The case of WH Smith Retail Holdings Ltd v Fort Properties Ltd clarifies the rules on expert valuation evidence in lease renewal proceedings. The Defendant, who was the landlord of commercial premises in North London, made an application to strike out various passages in the Claimant's expert valuation report on the basis that it contained inadmissible information.
Background
The tenant had a 5 year lease and remained in occupation after contractual expiry, holding over under the Landlord and Tenant Act 1954 ("the Act"). The landlord served a section 25 notice on the tenant opposing renewal of the tenancy on the ground that it intended to carry out development works to the property. Proceedings for a new tenancy were issued by the tenant in June 2017 but were later discontinued. The tenancy came to an end on 21 May 2020.
Further proceedings were then issued by the tenant in relation to the level of interim rent that ought to be paid between 25 December 2017 (being the earliest determination date which might have been specified in the section 25 notice) and 21 May 2020.
The Interim Application
As is common where the level of rent cannot be agreed, each party was given permission to rely on its own expert valuation evidence.
The interim application was made by the Defendant on the basis of 3 alleged issues:
The Claimant's expert had referred in her report to PACT (Professional Arbitration on Court Terms) decisions and those decisions are confidential and inadmissible;
The Claimant's expert's use of disclosed material did not comply with the rules for using those documents as set out in CPR 31.22; and
The Claimant's expert's report contained legal submissions.
It was for the Court to decide whether to strike out various passages of the report and / or joint statement between the two experts.
The Court's Decision
His Honour Judge Monty QC ultimately dismissed the Defendant's application and declined to strike out any part of the Claimant's expert report.
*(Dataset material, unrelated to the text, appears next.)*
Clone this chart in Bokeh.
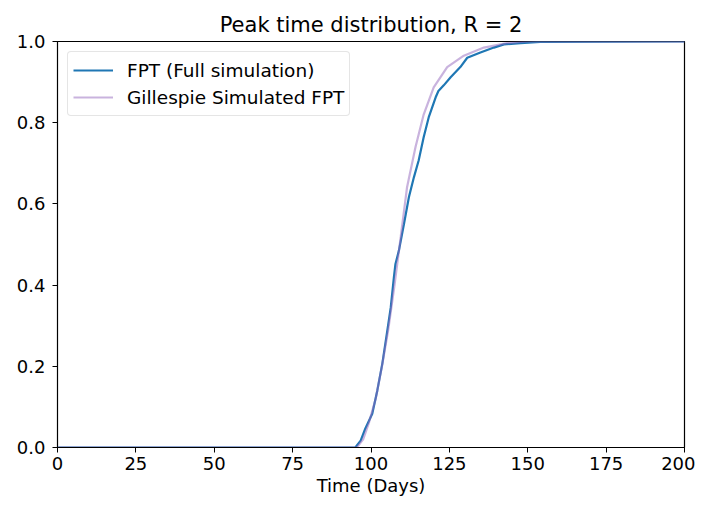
from bokeh.plotting import figure
from bokeh.models import FixedTicker, PrintfTickFormatter, Range1d, Legend, LegendItem
from bokeh.embed import file_html
from bokeh.resources import INLINE

title_text = "Peak time distribution, R = 2"
x_label = "Time (Days)"
x_ticks = [0, 25, 50, 75, 100, 125, 150, 175, 200]
y_ticks = [0.0, 0.2, 0.4, 0.6, 0.8, 1.0]

fpt_days = [0, 95.0, 96.7, 98.2, 100.4, 102.0, 103.6, 105.2, 106.3, 107.3, 107.8, 108.9,
            110.5, 112.1, 113.7, 115.2, 116.8, 118.4, 120.6, 121.5, 123.2, 125.4, 128.5,
            130.7, 134.9, 139.2, 142.4, 147.7, 154.0, 200.0]
fpt_vals = [0, 0, 0.017, 0.047, 0.083, 0.14, 0.206, 0.288, 0.345, 0.419, 0.452, 0.485,
            0.55, 0.617, 0.666, 0.707, 0.764, 0.813, 0.862, 0.878, 0.892, 0.912, 0.937,
            0.96, 0.973, 0.985, 0.993, 0.996, 0.999, 1.0]

gil_days = [0, 95.5, 97.5, 99.3, 101.5, 103.5, 105.5, 107.5, 109.5, 111.5, 114.2, 116.8,
            120.0, 124.3, 129.6, 136.0, 143.4, 150.0, 200.0]
gil_vals = [0, 0, 0.02, 0.06, 0.12, 0.2, 0.29, 0.4, 0.52, 0.641, 0.74, 0.82,
            0.887, 0.937, 0.965, 0.985, 0.996, 1.0, 1.0]

FONT = "DejaVu Sans"

p = figure(frame_width=627, frame_height=406, output_backend="svg", toolbar_location=None,
           x_range=Range1d(0, 200), y_range=Range1d(0, 1),
           min_border_left=57, min_border_right=11, min_border_top=41, min_border_bottom=20)
p.title.text = title_text
p.title.align = "center"
p.title.text_font = FONT
p.title.text_font_size = "21px"
p.title.text_font_style = "normal"
p.title.text_color = "black"
p.title.standoff = 10

p.grid.visible = False
p.outline_line_color = "black"
p.outline_line_width = 1.2
p.outline_line_alpha = 1.0

for ax in (p.xaxis[0], p.yaxis[0]):
    ax.major_tick_in = 0
    ax.major_tick_out = 5
    ax.minor_tick_line_color = None
    ax.major_label_text_font = FONT
    ax.major_label_text_font_size = "18px"
    ax.major_label_text_color = "black"
    ax.axis_line_color = "black"
    ax.major_tick_line_color = "black"
    ax.axis_label_text_font = FONT
    ax.axis_label_text_font_size = "18px"
    ax.axis_label_text_font_style = "normal"
    ax.axis_label_text_color = "black"

p.xaxis.ticker = FixedTicker(ticks=x_ticks)
p.yaxis.ticker = FixedTicker(ticks=y_ticks)
p.yaxis.formatter = PrintfTickFormatter(format="%.1f")
p.xaxis.axis_label = x_label
p.xaxis.axis_label_standoff = 2
p.xaxis.major_label_standoff = 4
p.yaxis.major_label_standoff = 7

r1 = p.line(fpt_days, fpt_vals, line_color="#1f77b4", line_width=2.2)
r2 = p.line(gil_days, gil_vals, line_color="#9467bd", line_alpha=0.5, line_width=2.2)

legend = Legend(items=[LegendItem(label="FPT (Full simulation)", renderers=[r1]),
                       LegendItem(label="Gillespie Simulated FPT", renderers=[r2])],
                location="top_left")
legend.label_text_font = FONT
legend.label_text_font_size = "18.5px"
legend.label_text_color = "black"
legend.border_line_color = "#cccccc"
legend.border_line_width = 1
legend.border_radius = 4
legend.margin = 10
legend.padding = 5
legend.spacing = 1
legend.glyph_width = 40
legend.glyph_height = 26
legend.label_standoff = 14
legend.label_height = 26
p.add_layout(legend)

open("out.html", "w").write(file_html(p, INLINE))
Dealing with the admissibility of the PACT decisions, it was held that the Claimant's expert was not relying on them for valuation purposes, instead using them to support her assumptions and methodology. In relation to confidentiality, the Claimant's expert made clear in her witness statement responding to the application that PACT determinations are "widely circulated among valuers engaged in lease renewals and rent reviews to the point that they have ceased to be private".
The Court indicated that it would not be appropriate to strike out "parts of an expert report…where the applicant had not taken me to any authority on the preservation of confidentiality which, as a matter of fact, are in the public domain and are openly referred to".
On whether legal submissions had been included, while the Court reiterated that an expert's duty is to the Court rather than to a party, it indicated that it is not controversial for an expert to set out their opinion in a report. Having considered each alleged legal submission the Court held that the Claimant's expert's motive for each reference was to explain why a relevant assumption had been made.
Finally, the Defendant's objection on the basis of CPR 31.22 also failed. CPR 31.22 provides that a party to whom a document has been disclosed may use that document only for the purposes of the proceedings for which it has been disclosed, subject to some exceptions. As the relevant documents were not disclosed by the parties as part of the disclosure exercise, it was held that CPR 31.12 had no application here.
Although the application was unsuccessful, this decision underlines the care that experts (and those assisting them) must take to ensure that their approach does not lay them open to criticism and potentially costly satellite disputes.